(Data items)
·····
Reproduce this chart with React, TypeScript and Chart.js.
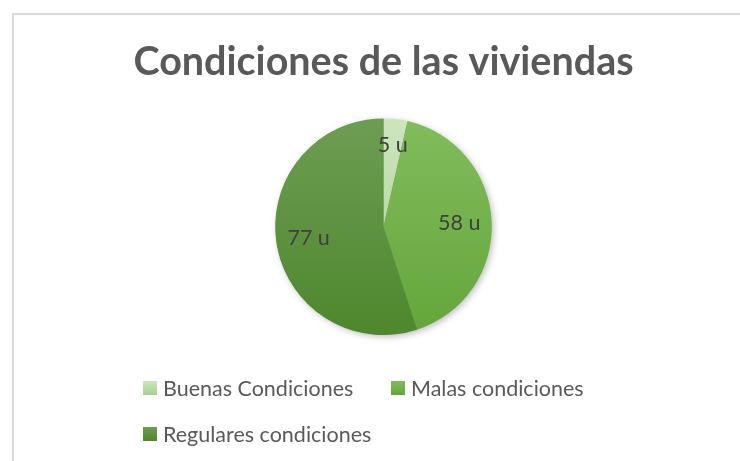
import React, { useEffect, useRef } from "react";
import { Chart, registerables } from "chart.js";
Chart.register(...registerables);

const TITLE = "Condiciones de las viviendas";
const categories = ["Buenas Condiciones", "Malas condiciones", "Regulares condiciones"];
const values = [5, 58, 77];
const unitSuffix = " u";

const topColors = ["#cde5bf", "#82bc5c", "#6d9d53"];
const bottomColors = ["#a8cf8e", "#64a63b", "#4e872d"];

const shadowPlugin = {
  id: "pieShadow",
  beforeDatasetsDraw(chart: any) {
    const arc = chart.getDatasetMeta(0).data[0];
    if (!arc) return;
    const { x, y, outerRadius } = arc.getProps(["x", "y", "outerRadius"], true);
    const ctx = chart.ctx;
    ctx.save();
    ctx.shadowColor = "rgba(0,0,0,0.28)";
    ctx.shadowBlur = 7;
    ctx.shadowOffsetX = 2;
    ctx.shadowOffsetY = 2;
    ctx.beginPath();
    ctx.arc(x, y, outerRadius - 0.5, 0, Math.PI * 2);
    ctx.fillStyle = "#6a9a50";
    ctx.fill();
    ctx.restore();
  },
};

const labelPlugin = {
  id: "sliceLabels",
  afterDatasetsDraw(chart: any) {
    const ctx = chart.ctx;
    const meta = chart.getDatasetMeta(0);
    const data = chart.data.datasets[0].data as number[];
    ctx.save();
    ctx.font = "21.5px Lato";
    ctx.fillStyle = "#404040";
    ctx.textAlign = "center";
    ctx.textBaseline = "middle";
    meta.data.forEach((arc: any, i: number) => {
      const { x, y, startAngle, endAngle, outerRadius } = arc.getProps(
        ["x", "y", "startAngle", "endAngle", "outerRadius"],
        true
      );
      const mid = (startAngle + endAngle) / 2;
      const r = outerRadius * (data[i] / values.reduce((a, b) => a + b, 0) < 0.1 ? 0.76 : 0.7);
      ctx.fillText(`${data[i]}${unitSuffix}`, x + Math.cos(mid) * r, y + Math.sin(mid) * r);
    });
    ctx.restore();
  },
};

const legendPlugin = {
  id: "excelLegend",
  afterDraw(chart: any) {
    const ctx = chart.ctx;
    const labels = chart.data.labels as string[];
    const slots = [
      [143, 381],
      [391, 381],
      [143, 427],
    ];
    ctx.save();
    ctx.font = "21.5px Lato";
    ctx.textBaseline = "middle";
    ctx.textAlign = "left";
    labels.forEach((lab, i) => {
      const [bx, by] = slots[i];
      const g = ctx.createLinearGradient(0, by, 0, by + 14);
      g.addColorStop(0, topColors[i]);
      g.addColorStop(1, bottomColors[i]);
      ctx.fillStyle = g;
      ctx.fillRect(bx, by, 14, 14);
      ctx.fillStyle = "#595959";
      ctx.fillText(lab, bx + 20, by + 8);
    });
    ctx.restore();
  },
};

export default function App() {
  const ref = useRef<HTMLCanvasElement>(null);
  useEffect(() => {
    if (!ref.current) return;
    const chart = new Chart(ref.current, {
      type: "pie",
      data: {
        labels: categories,
        datasets: [
          {
            data: values,
            borderWidth: 0,
            backgroundColor: (c: any) => {
              const i = c.dataIndex;
              const area = c.chart.chartArea;
              if (!area) return bottomColors[i];
              const g = c.chart.ctx.createLinearGradient(0, area.top, 0, area.bottom);
              g.addColorStop(0, topColors[i]);
              g.addColorStop(1, bottomColors[i]);
              return g;
            },
          },
        ],
      },
      options: {
        responsive: false,
        animation: false,
        devicePixelRatio: 1,
        layout: { padding: { left: 27, right: 0, top: 0, bottom: 126 } },
        plugins: {
          legend: { display: false },
          tooltip: { enabled: false },
          title: {
            display: true,
            text: TITLE,
            color: "#595959",
            font: { family: "Lato", size: 39.5, weight: "bold" },
            padding: { top: 39, bottom: 32 },
          },
        },
      },
      plugins: [shadowPlugin, labelPlugin, legendPlugin],
    } as any);
    return () => chart.destroy();
  }, []);

  return (
    <div
      style={{
        position: "fixed",
        left: 0,
        top: 0,
        width: 740,
        height: 461,
        overflow: "hidden",
        background: "#fff",
      }}
    >
      <div
        style={{
          position: "absolute",
          left: 12,
          top: 13,
          width: 800,
          height: 500,
          borderLeft: "2px solid #d9d9d9",
          borderTop: "2px solid #d9d9d9",
        }}
      />
      <canvas
        ref={ref}
        width={740}
        height={461}
        style={{ position: "absolute", left: 0, top: 0, width: 740, height: 461 }}
      />
    </div>
  );
}
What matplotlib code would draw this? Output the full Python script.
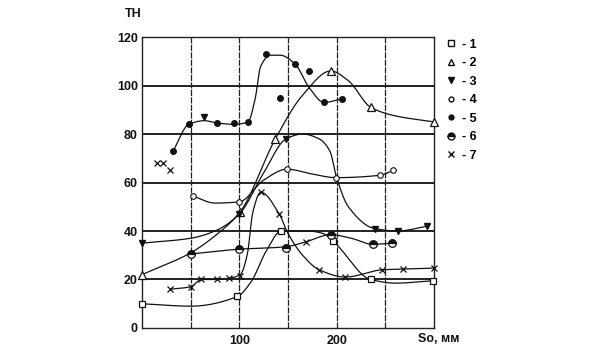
·····
GIVEN TASK: Leave out the pictures and copy the rest of the material above exactly.

FINAL RESULT:
Reproduce this chart with React, TypeScript and Chart.js.
import React, { useEffect, useRef } from "react";
import { Chart, registerables } from "chart.js";
Chart.register(...registerables);

const TITLE = "Condiciones de las viviendas";
const categories = ["Buenas Condiciones", "Malas condiciones", "Regulares condiciones"];
const values = [5, 58, 77];
const unitSuffix = " u";

const topColors = ["#cde5bf", "#82bc5c", "#6d9d53"];
const bottomColors = ["#a8cf8e", "#64a63b", "#4e872d"];

const shadowPlugin = {
  id: "pieShadow",
  beforeDatasetsDraw(chart: any) {
    const arc = chart.getDatasetMeta(0).data[0];
    if (!arc) return;
    const { x, y, outerRadius } = arc.getProps(["x", "y", "outerRadius"], true);
    const ctx = chart.ctx;
    ctx.save();
    ctx.shadowColor = "rgba(0,0,0,0.28)";
    ctx.shadowBlur = 7;
    ctx.shadowOffsetX = 2;
    ctx.shadowOffsetY = 2;
    ctx.beginPath();
    ctx.arc(x, y, outerRadius - 0.5, 0, Math.PI * 2);
    ctx.fillStyle = "#6a9a50";
    ctx.fill();
    ctx.restore();
  },
};

const labelPlugin = {
  id: "sliceLabels",
  afterDatasetsDraw(chart: any) {
    const ctx = chart.ctx;
    const meta = chart.getDatasetMeta(0);
    const data = chart.data.datasets[0].data as number[];
    ctx.save();
    ctx.font = "21.5px Lato";
    ctx.fillStyle = "#404040";
    ctx.textAlign = "center";
    ctx.textBaseline = "middle";
    meta.data.forEach((arc: any, i: number) => {
      const { x, y, startAngle, endAngle, outerRadius } = arc.getProps(
        ["x", "y", "startAngle", "endAngle", "outerRadius"],
        true
      );
      const mid = (startAngle + endAngle) / 2;
      const r = outerRadius * (data[i] / values.reduce((a, b) => a + b, 0) < 0.1 ? 0.76 : 0.7);
      ctx.fillText(`${data[i]}${unitSuffix}`, x + Math.cos(mid) * r, y + Math.sin(mid) * r);
    });
    ctx.restore();
  },
};

const legendPlugin = {
  id: "excelLegend",
  afterDraw(chart: any) {
    const ctx = chart.ctx;
    const labels = chart.data.labels as string[];
    const slots = [
      [143, 381],
      [391, 381],
      [143, 427],
    ];
    ctx.save();
    ctx.font = "21.5px Lato";
    ctx.textBaseline = "middle";
    ctx.textAlign = "left";
    labels.forEach((lab, i) => {
      const [bx, by] = slots[i];
      const g = ctx.createLinearGradient(0, by, 0, by + 14);
      g.addColorStop(0, topColors[i]);
      g.addColorStop(1, bottomColors[i]);
      ctx.fillStyle = g;
      ctx.fillRect(bx, by, 14, 14);
      ctx.fillStyle = "#595959";
      ctx.fillText(lab, bx + 20, by + 8);
    });
    ctx.restore();
  },
};

export default function App() {
  const ref = useRef<HTMLCanvasElement>(null);
  useEffect(() => {
    if (!ref.current) return;
    const chart = new Chart(ref.current, {
      type: "pie",
      data: {
        labels: categories,
        datasets: [
          {
            data: values,
            borderWidth: 0,
            backgroundColor: (c: any) => {
              const i = c.dataIndex;
              const area = c.chart.chartArea;
              if (!area) return bottomColors[i];
              const g = c.chart.ctx.createLinearGradient(0, area.top, 0, area.bottom);
              g.addColorStop(0, topColors[i]);
              g.addColorStop(1, bottomColors[i]);
              return g;
            },
          },
        ],
      },
      options: {
        responsive: false,
        animation: false,
        devicePixelRatio: 1,
        layout: { padding: { left: 27, right: 0, top: 0, bottom: 126 } },
        plugins: {
          legend: { display: false },
          tooltip: { enabled: false },
          title: {
            display: true,
            text: TITLE,
            color: "#595959",
            font: { family: "Lato", size: 39.5, weight: "bold" },
            padding: { top: 39, bottom: 32 },
          },
        },
      },
      plugins: [shadowPlugin, labelPlugin, legendPlugin],
    } as any);
    return () => chart.destroy();
  }, []);

  return (
    <div
      style={{
        position: "fixed",
        left: 0,
        top: 0,
        width: 740,
        height: 461,
        overflow: "hidden",
        background: "#fff",
      }}
    >
      <div
        style={{
          position: "absolute",
          left: 12,
          top: 13,
          width: 800,
          height: 500,
          borderLeft: "2px solid #d9d9d9",
          borderTop: "2px solid #d9d9d9",
        }}
      />
      <canvas
        ref={ref}
        width={740}
        height={461}
        style={{ position: "absolute", left: 0, top: 0, width: 740, height: 461 }}
      />
    </div>
  );
}
What matplotlib code would draw this? Output the full Python script.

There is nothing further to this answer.